The reason why the people buried these curse tablets in graves is related to the belief that the souls of the dead would carry them in the underworld. Hades was not just housing human souls. It was also the home of chthonic deities, such as Hecate. The latter is a goddess associated with the darkness and witchcraft. She would supposedly gather the tablets and she would then decide whether she would make them come true.
The Magic Olive Tree on the Acropolis Hill
If you visit the Acropolis Hill of Athens, the sacred hill of the Greek capital, you will not only the Parthenon, but also the Erectheion. It is a temple dedicated to both Athena and Poseidon, the gods who competed against each other for the title of the protector of Athens.
As the name of the city suggests, Athena was the winner. That was because she made an offer Athenians couldn’t reject: the olive tree. According to the myth, the citizens saw a business opportunity in exporting olive oil all over the Mediterranean. They voted for Athena and she introduced the first olive tree in Athens.
Believe it or not, this olive tree can be found next to the Erectheion to this day. Of course, we do not know whether it was in fact created by an ancient Greek goddess. But we do know that it is somehow connected to the olive tree that ancient Athenians worshipped as such.
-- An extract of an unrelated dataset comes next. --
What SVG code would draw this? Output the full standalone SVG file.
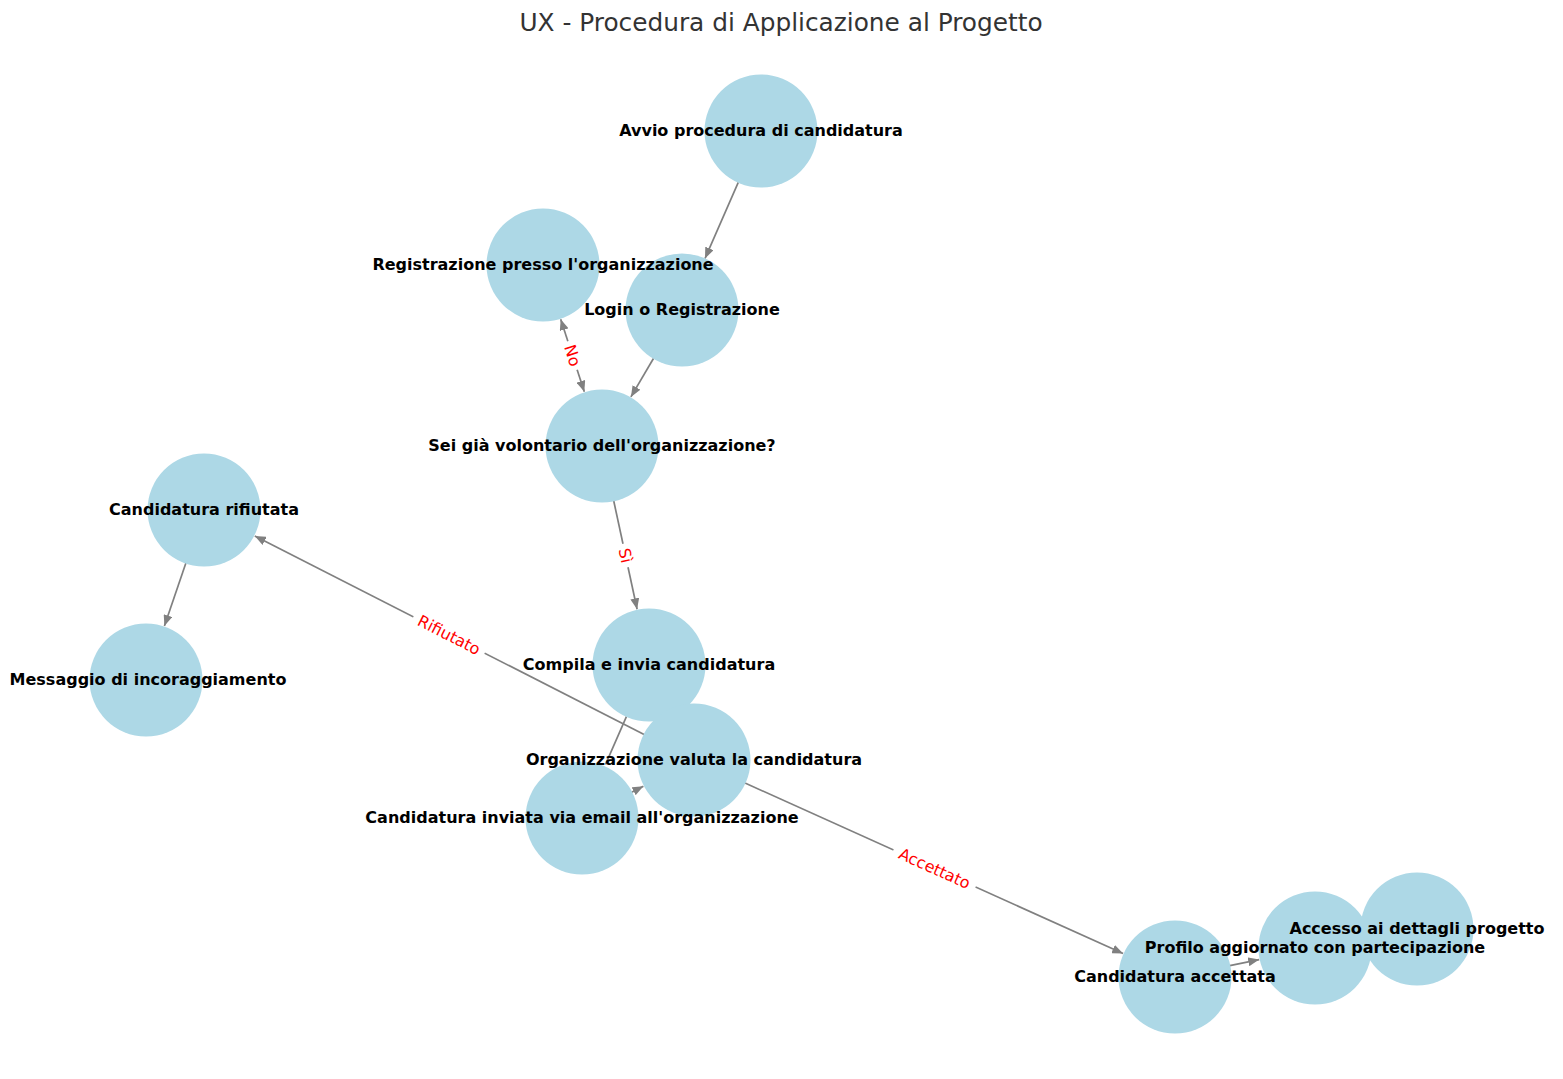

You may notice that this particular olive tree is quite slender and doesn’t look old enough. That’s because the tree reportedly spawned from a branch from the original sacred olive tree that was partly destroyed during World War II.
Monkey Attacks the King of Greece in Athens
Perhaps the most peculiar story that takes place in Athens is the factual monkey attack against King Alexander of Greece in 1920. King Alexander was a 27-year-old who was stripped of his powers by the liberal party of Greece and who was used as a “puppet-king”, according to historians.
One day, he decided to take one of his long walks with his dog in nature. Some say that he took his walk in the Royal Gardens of Athens that are now known as “National Gardens”. Others suggest that he took his walk in Tatoi Forest which surrounded the estate of the former Greek Royal Family.
During his walk, Alexander came face to face with two… monkeys that got scared by the barks of his dog. One of the monkeys tried to attack his dog, while the other ran towards the king and bit him on his leg. The wound didn’t seem serious at first. However, it soon got infected by bacteria, leading to sepsis. The doctors could save him by amputating his leg, however, this option was denied. An amputated king would give off a weak image of Greece, according to those in power.
The event was so peculiar that rumors started spreading. Some believed that the monkey attack was an assassination that was carefully planned by his opponents. Monkeys are not native in Greece after all. It is said that they belonged to the botanist who took care of the National Gardens and the Forest of Tatoi. He has imported them from Africa and kept them as pets.
The attack occurred during the years of the Greco-Turkish War which aimed at regaining regions in Asia Minor that were part of the Byzantine Empire. According to historians, this attack ended up creating a political turmoil that resulted in the Great Fire of Smyrna two years later. As well as the exchange of populations between the two countries, with the exodus of Greek refugees to mainland Greece. This is why Winston Churchill once wrote that: “it is perhaps no exaggeration to remark that a quarter of a million persons died of this monkey’s bite.”